#### Goal
Drop the images; return everything else in the listing below exactly.

#### Data section
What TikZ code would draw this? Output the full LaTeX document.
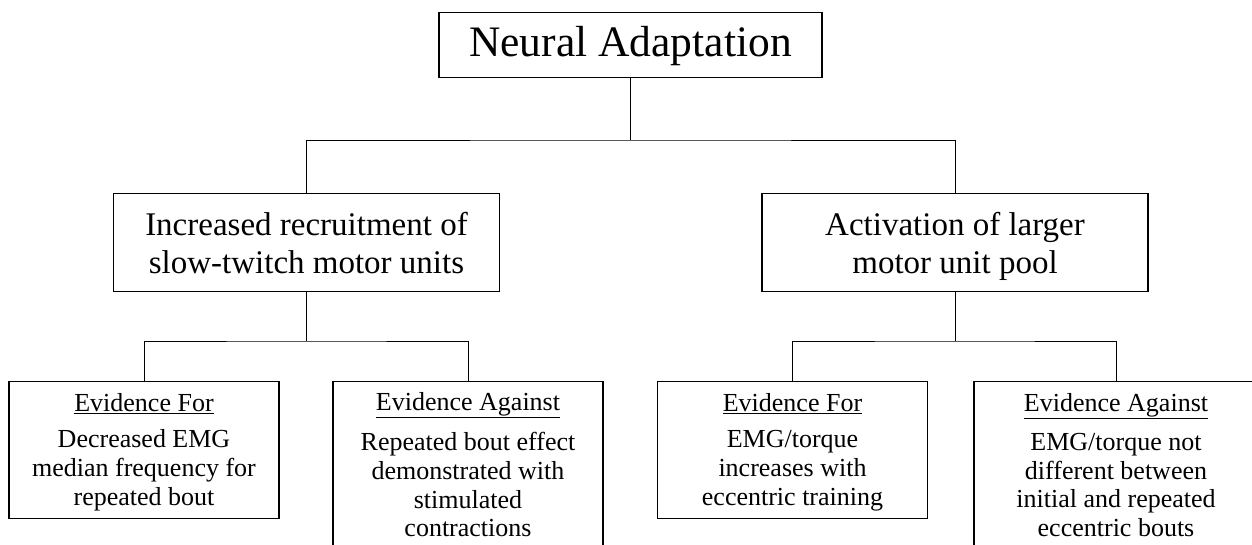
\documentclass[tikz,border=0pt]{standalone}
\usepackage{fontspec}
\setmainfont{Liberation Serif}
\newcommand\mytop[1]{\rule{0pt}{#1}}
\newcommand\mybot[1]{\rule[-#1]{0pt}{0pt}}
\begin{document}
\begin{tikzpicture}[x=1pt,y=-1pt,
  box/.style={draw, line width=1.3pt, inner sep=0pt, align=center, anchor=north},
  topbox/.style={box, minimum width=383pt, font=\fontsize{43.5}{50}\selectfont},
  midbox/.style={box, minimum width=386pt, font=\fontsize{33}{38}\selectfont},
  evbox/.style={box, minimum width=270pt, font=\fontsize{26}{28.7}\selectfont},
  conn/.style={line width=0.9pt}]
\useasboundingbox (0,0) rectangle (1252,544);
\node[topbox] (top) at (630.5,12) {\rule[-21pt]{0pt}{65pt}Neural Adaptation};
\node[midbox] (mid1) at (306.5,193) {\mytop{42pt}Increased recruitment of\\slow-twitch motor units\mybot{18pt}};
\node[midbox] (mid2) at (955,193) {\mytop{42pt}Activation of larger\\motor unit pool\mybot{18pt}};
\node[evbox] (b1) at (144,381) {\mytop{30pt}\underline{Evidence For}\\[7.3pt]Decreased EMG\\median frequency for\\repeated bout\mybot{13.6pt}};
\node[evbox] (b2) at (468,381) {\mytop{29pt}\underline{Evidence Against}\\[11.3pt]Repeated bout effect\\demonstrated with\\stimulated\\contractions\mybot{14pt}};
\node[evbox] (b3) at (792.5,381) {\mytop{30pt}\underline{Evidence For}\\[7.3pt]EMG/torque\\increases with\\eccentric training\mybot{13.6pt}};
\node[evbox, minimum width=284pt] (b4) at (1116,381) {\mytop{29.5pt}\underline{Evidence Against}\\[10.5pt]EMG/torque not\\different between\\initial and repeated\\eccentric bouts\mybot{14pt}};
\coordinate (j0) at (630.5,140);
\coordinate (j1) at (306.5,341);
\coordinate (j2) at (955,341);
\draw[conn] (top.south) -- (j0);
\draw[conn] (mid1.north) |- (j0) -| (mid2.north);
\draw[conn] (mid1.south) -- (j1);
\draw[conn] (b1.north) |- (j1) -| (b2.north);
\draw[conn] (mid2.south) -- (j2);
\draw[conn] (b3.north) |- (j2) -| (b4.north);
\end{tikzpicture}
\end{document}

#### Correct result
What TikZ code would draw this? Output the full LaTeX document.
\documentclass[tikz,border=0pt]{standalone}
\usepackage{fontspec}
\setmainfont{Liberation Serif}
\newcommand\mytop[1]{\rule{0pt}{#1}}
\newcommand\mybot[1]{\rule[-#1]{0pt}{0pt}}
\begin{document}
\begin{tikzpicture}[x=1pt,y=-1pt,
  box/.style={draw, line width=1.3pt, inner sep=0pt, align=center, anchor=north},
  topbox/.style={box, minimum width=383pt, font=\fontsize{43.5}{50}\selectfont},
  midbox/.style={box, minimum width=386pt, font=\fontsize{33}{38}\selectfont},
  evbox/.style={box, minimum width=270pt, font=\fontsize{26}{28.7}\selectfont},
  conn/.style={line width=0.9pt}]
\useasboundingbox (0,0) rectangle (1252,544);
\node[topbox] (top) at (630.5,12) {\rule[-21pt]{0pt}{65pt}Neural Adaptation};
\node[midbox] (mid1) at (306.5,193) {\mytop{42pt}Increased recruitment of\\slow-twitch motor units\mybot{18pt}};
\node[midbox] (mid2) at (955,193) {\mytop{42pt}Activation of larger\\motor unit pool\mybot{18pt}};
\node[evbox] (b1) at (144,381) {\mytop{30pt}\underline{Evidence For}\\[7.3pt]Decreased EMG\\median frequency for\\repeated bout\mybot{13.6pt}};
\node[evbox] (b2) at (468,381) {\mytop{29pt}\underline{Evidence Against}\\[11.3pt]Repeated bout effect\\demonstrated with\\stimulated\\contractions\mybot{14pt}};
\node[evbox] (b3) at (792.5,381) {\mytop{30pt}\underline{Evidence For}\\[7.3pt]EMG/torque\\increases with\\eccentric training\mybot{13.6pt}};
\node[evbox, minimum width=284pt] (b4) at (1116,381) {\mytop{29.5pt}\underline{Evidence Against}\\[10.5pt]EMG/torque not\\different between\\initial and repeated\\eccentric bouts\mybot{14pt}};
\coordinate (j0) at (630.5,140);
\coordinate (j1) at (306.5,341);
\coordinate (j2) at (955,341);
\draw[conn] (top.south) -- (j0);
\draw[conn] (mid1.north) |- (j0) -| (mid2.north);
\draw[conn] (mid1.south) -- (j1);
\draw[conn] (b1.north) |- (j1) -| (b2.north);
\draw[conn] (mid2.south) -- (j2);
\draw[conn] (b3.north) |- (j2) -| (b4.north);
\end{tikzpicture}
\end{document}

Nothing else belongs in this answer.